What is did NOT say was that all activities must be organised for groups that include 8-25 year olds.
However, that would be the cheapest way to provide activities, rather than provide different activities for different age groups or duplicate activities for different age groups. It might be that financial considerations and/or lack of regard for safeguarding and/or lack of knowledge of child development have resulted in honey pots for sexual predators, ie. by accident rather than design.
The age range 8-25 seems to be a common theme across the charities that fund voluntary organisations and it appears to reflect definitions used by the National Youth Agency.
The NYA revised the age definition for "Youth Work", expanding it from 11-25 to 8-25.
Article: An Age of Uncertainty
First Published: 20th March 2024 | Author: Gemma Lockyer Turnbull
"The National Youth Agency (2023a) has, in recent times, updated their definition of the age range for youth work to 8-25-year-olds, from the previous age range of 11–25-year-olds (National Youth Agency, 2023b), stating a lowering of the age in which some children reach adolescence as reason for the change."
www.youthandpolicy.org/articles/an-age-of-uncertainty/
Some grant-giving trusts specify an even wider age range of 5-25, for very good reasons. However, this does leave open the possibility that grant recipients might use funds to provide activities with an inappropriate age-mix.
A quick search found these examples of grant-giving trusts with a wider age range for beneficiaries:
Masonic Charitable Foundation
- For Domestic Abuse and SEND applications beneficiaries must be children and young people aged 0-18, or up to the age of 25 years for beneficiaries with SEND.
https://mcf.org.uk/get-support/grants-to-charities/eligibility/
The Wellesley Trust Fund
- provided grants for positive activities for young people aged 5-25, prioritizing access to training opportunities, skill development, personal and social development, and open access youth provision.
Registration history:
13 January 1964: Standard registration
12 March 2026: Removed (Does not operate)
When operating:
https://www.nesd.co.uk/opportunity/the-wellesley-trust-fund/r/recSrqsU0asLprbiu
The YAPP Charitable Trust
- Children and young people aged 5 - 25
https://yappcharitabletrust.org.uk/wp-content/uploads/2020/03/guidelines.pdf
It is not beyond the bounds of possibility that there are some voluntary organisations offering groups and activities catering for a 5-25 year old age range per group or activity.

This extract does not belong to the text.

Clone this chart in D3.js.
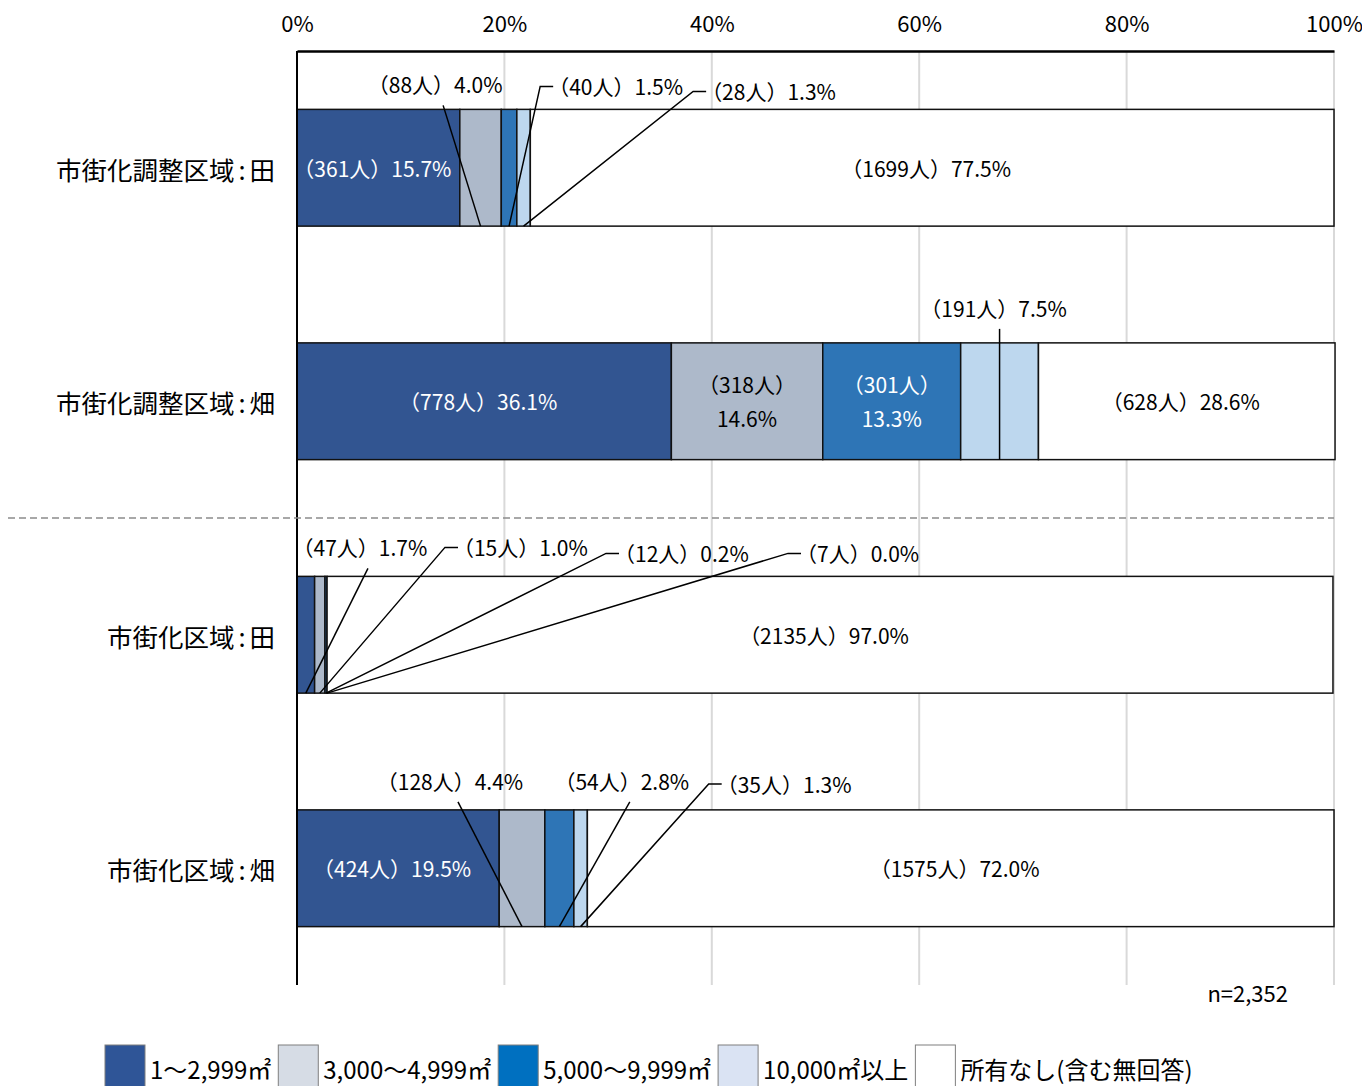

Pre-pubescent children, especially little girls, are already at risk of sexual assault from older boys. Once you expand the age range to 25 there is a serious risk of teenage and young adult paedophiles exploiting access.
One third of all recorded child sexual abuse in the UK is perpetrated by "peers", usually girls who are sexually assaulted by their older brothers, other relatives who are boys and by boys in mixed-sex "co-ed" schools.
Grooming children into trans identities is something that did not have to be considered in the past but how to ensure that it is included effectively in safeguarding? This should include cognisance of the impact of both adult role models and social contagion but I assume it would be a legal nightmare or impossibility to implement effectively in practice.
You can't advertise a job or volunteer role specifying, "No AGPs". You can't exclude children who have been "socially transitioned" any more than you can exclude children who are anorexic or are cutting themselves, ie. as very likely to be Ground Zero for social contagion.
I imagine you would be able to exclude children who were found to be distributing cigarettes, vapes, alcohol or other drugs, or who were exercising coercive control in any way other than requiring other children to behave towards them as if they were the opposite sex?
I suppose the best that you can do is focus on the actual activities and materials and ensure that they are free of "grooming" elements, as well as implementing normal safeguarding measures.